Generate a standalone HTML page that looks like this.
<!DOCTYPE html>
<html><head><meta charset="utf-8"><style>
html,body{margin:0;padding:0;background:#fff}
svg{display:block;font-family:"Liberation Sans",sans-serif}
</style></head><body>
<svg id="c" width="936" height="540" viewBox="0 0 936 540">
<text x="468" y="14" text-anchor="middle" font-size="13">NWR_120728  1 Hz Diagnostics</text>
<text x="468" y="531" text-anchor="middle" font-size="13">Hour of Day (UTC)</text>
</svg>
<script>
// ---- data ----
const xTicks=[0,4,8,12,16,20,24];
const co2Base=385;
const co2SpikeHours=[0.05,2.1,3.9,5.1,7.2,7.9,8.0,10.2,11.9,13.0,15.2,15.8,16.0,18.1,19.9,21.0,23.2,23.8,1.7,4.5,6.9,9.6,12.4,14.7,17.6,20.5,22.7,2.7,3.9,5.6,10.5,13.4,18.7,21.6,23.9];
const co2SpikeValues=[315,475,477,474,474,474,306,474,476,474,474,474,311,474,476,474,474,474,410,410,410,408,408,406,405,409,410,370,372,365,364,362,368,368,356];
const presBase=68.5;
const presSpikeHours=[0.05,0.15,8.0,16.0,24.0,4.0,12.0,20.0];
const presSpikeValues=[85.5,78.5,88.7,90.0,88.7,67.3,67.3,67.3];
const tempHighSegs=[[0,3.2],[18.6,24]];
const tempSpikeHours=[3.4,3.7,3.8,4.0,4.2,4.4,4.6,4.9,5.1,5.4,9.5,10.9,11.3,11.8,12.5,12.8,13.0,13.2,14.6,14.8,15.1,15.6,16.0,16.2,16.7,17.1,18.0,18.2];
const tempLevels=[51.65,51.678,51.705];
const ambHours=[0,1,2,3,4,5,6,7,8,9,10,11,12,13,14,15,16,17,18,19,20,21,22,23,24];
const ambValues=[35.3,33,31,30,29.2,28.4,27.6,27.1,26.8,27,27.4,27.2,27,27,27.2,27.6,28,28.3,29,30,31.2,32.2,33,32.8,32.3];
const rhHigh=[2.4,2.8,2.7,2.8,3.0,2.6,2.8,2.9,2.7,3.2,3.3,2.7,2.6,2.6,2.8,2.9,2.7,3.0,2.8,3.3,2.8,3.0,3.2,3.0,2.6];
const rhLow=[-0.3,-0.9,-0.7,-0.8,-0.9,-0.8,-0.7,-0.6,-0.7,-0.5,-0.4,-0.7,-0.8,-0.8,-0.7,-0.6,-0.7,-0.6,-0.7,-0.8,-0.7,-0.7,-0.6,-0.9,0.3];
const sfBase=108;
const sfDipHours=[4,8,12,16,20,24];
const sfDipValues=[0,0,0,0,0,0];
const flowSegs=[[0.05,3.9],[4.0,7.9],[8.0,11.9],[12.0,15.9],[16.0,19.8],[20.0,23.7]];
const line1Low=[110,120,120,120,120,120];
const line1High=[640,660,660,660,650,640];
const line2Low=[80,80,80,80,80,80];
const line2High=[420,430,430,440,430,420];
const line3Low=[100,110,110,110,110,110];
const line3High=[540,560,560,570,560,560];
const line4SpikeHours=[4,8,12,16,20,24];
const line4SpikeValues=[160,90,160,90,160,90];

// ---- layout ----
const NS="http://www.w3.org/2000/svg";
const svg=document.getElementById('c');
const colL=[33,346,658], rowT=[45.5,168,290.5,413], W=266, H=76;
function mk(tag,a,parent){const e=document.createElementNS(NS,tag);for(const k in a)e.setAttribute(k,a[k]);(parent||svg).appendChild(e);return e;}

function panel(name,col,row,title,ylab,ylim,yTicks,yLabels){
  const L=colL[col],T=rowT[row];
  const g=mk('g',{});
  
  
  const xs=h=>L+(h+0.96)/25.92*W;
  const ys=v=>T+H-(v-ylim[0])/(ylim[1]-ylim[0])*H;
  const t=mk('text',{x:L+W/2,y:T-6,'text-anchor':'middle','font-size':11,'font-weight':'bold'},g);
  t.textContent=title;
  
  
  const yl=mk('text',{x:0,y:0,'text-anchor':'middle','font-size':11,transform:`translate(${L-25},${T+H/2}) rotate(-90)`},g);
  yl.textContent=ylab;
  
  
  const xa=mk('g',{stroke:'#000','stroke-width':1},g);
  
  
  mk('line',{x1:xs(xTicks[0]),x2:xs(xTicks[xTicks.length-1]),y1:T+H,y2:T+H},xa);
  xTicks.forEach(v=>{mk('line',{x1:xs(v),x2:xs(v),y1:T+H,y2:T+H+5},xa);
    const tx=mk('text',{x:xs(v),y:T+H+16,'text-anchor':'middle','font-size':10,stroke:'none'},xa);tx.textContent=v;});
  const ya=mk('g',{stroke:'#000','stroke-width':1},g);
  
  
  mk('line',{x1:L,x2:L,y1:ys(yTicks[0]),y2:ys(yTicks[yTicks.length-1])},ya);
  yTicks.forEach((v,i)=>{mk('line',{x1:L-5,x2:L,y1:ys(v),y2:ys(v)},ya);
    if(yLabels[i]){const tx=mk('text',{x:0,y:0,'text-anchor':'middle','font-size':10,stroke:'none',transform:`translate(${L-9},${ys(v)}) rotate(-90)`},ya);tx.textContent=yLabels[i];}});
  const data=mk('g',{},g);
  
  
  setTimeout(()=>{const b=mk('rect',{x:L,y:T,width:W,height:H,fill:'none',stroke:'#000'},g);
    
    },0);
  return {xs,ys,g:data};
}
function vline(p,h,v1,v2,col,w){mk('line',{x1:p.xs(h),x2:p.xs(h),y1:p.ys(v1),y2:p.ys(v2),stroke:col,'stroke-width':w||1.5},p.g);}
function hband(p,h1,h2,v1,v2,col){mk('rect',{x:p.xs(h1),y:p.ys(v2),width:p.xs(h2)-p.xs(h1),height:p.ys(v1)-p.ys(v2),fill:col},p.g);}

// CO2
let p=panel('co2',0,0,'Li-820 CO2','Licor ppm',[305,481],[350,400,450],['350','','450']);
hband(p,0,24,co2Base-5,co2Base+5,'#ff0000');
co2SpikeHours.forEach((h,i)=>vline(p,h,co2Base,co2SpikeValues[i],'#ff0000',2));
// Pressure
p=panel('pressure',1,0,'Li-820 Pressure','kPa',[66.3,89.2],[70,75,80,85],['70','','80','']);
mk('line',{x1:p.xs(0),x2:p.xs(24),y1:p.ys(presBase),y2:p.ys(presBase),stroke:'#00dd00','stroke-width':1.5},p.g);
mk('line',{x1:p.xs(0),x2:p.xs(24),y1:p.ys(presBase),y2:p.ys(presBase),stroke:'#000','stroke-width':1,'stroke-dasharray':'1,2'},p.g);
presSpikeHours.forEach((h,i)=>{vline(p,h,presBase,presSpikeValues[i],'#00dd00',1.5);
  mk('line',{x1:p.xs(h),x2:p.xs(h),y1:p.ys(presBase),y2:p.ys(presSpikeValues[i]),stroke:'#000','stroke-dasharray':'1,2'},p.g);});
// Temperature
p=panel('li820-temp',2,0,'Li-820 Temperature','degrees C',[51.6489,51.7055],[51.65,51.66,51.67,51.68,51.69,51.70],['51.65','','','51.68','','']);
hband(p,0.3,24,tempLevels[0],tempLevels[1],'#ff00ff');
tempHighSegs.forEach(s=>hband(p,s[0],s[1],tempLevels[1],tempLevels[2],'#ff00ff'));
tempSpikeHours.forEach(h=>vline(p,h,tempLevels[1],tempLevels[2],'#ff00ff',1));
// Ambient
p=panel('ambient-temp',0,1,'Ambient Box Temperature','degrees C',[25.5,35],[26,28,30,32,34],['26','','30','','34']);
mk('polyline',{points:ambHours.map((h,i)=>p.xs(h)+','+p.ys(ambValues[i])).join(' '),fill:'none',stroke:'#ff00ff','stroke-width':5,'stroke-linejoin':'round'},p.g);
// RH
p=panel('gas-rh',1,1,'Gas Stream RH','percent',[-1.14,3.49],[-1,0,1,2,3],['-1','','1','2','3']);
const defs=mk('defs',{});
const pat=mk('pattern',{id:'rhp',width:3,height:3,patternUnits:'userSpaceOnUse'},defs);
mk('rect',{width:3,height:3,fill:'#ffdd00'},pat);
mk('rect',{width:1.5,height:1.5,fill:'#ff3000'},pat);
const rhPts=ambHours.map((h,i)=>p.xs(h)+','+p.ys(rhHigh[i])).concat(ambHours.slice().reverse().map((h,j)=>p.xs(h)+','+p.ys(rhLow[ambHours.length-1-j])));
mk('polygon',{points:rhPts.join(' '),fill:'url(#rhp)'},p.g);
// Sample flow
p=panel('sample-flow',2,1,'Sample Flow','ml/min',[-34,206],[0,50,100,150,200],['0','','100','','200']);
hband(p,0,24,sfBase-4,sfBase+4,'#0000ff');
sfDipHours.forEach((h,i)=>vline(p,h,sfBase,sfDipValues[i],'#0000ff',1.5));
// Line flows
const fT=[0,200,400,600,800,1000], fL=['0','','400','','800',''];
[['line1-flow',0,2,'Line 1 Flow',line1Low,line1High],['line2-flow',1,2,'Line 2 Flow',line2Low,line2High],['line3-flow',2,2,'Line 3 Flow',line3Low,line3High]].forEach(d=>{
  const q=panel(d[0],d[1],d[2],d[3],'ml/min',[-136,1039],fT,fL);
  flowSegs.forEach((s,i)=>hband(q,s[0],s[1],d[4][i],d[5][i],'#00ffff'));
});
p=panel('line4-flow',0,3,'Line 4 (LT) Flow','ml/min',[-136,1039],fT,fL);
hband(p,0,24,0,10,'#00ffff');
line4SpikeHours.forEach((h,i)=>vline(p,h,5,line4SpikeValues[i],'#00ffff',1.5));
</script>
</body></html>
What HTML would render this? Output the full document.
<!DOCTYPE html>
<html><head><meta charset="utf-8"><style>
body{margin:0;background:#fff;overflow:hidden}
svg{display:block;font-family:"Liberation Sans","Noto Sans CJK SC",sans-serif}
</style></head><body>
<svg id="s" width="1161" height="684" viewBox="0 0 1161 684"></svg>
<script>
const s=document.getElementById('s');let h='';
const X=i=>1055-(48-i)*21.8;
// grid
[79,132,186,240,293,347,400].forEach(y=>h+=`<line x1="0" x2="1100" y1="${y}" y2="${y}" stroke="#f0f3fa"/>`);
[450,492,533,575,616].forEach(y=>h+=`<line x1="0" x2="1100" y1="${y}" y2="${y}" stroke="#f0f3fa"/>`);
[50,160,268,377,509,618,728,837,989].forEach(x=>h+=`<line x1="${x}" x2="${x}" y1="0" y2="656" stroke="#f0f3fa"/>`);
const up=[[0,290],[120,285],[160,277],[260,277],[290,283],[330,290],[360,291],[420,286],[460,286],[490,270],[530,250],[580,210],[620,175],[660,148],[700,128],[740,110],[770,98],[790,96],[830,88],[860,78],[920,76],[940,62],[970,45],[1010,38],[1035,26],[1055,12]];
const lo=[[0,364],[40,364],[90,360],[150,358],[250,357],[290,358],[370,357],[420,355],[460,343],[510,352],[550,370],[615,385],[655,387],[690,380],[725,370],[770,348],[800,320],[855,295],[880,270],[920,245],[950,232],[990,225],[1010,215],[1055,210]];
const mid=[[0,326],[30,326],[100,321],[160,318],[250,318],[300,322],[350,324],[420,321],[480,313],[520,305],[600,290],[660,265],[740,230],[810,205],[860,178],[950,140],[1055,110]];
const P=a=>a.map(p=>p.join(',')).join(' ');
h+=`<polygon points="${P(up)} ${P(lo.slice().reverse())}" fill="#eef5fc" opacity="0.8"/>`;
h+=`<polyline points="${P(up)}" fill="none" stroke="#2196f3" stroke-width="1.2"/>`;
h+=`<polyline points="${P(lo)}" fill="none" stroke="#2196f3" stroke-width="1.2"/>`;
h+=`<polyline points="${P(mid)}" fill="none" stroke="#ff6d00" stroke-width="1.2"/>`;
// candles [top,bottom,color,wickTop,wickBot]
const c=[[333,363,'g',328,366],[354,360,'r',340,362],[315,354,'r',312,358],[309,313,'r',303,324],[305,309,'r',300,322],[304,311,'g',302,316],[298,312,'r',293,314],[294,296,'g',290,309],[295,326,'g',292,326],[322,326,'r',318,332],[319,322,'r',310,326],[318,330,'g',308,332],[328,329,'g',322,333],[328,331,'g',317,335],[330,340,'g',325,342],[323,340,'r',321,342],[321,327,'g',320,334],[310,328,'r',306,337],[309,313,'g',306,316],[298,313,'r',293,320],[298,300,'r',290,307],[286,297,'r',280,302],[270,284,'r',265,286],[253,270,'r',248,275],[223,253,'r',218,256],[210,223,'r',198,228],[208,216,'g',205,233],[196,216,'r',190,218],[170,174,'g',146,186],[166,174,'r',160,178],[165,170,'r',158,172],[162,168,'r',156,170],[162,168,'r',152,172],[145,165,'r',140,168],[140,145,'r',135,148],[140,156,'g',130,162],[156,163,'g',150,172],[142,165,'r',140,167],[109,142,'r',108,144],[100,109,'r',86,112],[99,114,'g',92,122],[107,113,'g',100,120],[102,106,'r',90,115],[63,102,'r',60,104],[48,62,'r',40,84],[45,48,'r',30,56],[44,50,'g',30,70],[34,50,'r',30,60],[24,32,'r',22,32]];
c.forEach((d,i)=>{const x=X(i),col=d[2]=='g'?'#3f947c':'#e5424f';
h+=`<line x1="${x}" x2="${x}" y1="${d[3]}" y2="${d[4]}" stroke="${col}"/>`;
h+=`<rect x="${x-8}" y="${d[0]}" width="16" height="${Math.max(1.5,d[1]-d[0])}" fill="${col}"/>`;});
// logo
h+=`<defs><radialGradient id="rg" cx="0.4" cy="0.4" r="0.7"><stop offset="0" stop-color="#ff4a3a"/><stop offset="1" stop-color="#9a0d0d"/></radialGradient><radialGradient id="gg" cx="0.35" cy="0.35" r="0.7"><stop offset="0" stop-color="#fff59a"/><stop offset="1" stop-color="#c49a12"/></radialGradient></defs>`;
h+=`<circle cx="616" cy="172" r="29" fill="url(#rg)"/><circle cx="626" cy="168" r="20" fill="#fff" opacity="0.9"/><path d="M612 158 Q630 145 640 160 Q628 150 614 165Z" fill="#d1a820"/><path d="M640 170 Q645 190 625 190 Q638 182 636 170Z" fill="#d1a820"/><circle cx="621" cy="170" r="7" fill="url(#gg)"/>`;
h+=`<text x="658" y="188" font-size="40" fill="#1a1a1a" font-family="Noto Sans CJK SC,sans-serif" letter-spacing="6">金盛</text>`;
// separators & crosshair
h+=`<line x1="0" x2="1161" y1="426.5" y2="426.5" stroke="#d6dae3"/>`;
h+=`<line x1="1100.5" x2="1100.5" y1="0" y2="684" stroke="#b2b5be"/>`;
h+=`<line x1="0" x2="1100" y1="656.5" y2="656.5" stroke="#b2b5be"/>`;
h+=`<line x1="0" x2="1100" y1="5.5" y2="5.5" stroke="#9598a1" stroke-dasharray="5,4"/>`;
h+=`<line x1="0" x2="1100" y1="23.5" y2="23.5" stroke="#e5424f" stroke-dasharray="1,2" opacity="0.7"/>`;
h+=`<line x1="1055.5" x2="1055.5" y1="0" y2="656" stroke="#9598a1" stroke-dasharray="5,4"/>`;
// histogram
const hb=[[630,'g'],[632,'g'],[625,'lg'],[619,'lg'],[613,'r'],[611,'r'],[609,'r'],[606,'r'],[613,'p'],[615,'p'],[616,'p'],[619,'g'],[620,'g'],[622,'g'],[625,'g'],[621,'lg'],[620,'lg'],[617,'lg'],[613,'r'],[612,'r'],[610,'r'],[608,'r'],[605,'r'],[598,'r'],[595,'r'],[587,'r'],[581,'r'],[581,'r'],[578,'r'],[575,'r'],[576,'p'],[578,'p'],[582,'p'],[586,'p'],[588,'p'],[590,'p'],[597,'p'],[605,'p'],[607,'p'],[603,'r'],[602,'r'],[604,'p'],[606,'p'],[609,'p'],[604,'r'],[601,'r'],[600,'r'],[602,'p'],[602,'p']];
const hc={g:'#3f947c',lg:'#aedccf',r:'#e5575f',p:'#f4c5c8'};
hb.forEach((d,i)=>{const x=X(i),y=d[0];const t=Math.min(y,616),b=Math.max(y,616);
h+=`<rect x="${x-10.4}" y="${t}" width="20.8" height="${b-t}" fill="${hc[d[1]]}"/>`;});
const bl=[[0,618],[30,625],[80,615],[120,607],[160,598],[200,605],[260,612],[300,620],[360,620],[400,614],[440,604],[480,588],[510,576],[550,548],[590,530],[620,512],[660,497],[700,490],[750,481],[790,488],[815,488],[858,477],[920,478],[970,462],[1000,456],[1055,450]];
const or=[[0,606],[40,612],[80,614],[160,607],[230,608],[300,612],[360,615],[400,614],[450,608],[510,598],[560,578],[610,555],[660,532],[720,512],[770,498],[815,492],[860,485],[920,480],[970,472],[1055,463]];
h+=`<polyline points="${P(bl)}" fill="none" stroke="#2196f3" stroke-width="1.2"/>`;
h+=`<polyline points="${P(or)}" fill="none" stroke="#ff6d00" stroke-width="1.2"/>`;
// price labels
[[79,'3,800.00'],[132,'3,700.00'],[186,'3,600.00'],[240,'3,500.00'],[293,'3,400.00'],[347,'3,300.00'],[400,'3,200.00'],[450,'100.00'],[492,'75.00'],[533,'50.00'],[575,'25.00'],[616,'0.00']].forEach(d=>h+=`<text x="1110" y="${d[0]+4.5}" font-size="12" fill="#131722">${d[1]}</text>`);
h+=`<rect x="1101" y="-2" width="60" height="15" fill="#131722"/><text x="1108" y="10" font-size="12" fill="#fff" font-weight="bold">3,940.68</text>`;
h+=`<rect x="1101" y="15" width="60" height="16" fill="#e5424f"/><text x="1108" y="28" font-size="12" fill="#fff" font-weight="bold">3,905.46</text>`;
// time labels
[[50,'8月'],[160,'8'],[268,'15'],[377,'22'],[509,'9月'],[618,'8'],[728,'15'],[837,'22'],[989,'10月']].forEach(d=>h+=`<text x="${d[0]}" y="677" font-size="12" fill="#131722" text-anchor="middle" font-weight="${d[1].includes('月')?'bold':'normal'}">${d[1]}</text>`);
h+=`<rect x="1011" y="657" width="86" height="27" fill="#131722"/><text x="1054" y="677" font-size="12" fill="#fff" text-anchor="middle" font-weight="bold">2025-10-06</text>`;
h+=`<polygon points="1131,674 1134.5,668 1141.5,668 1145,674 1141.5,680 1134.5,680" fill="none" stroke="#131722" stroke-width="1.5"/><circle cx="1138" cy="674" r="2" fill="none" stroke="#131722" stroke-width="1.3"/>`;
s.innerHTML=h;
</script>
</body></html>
___
▸ **What you need to do**: Which lines hold the word "this"? Copy each of them from the records.

▸ **Written response**:
Generate a standalone HTML page that looks like this.
What HTML would render this? Output the full document.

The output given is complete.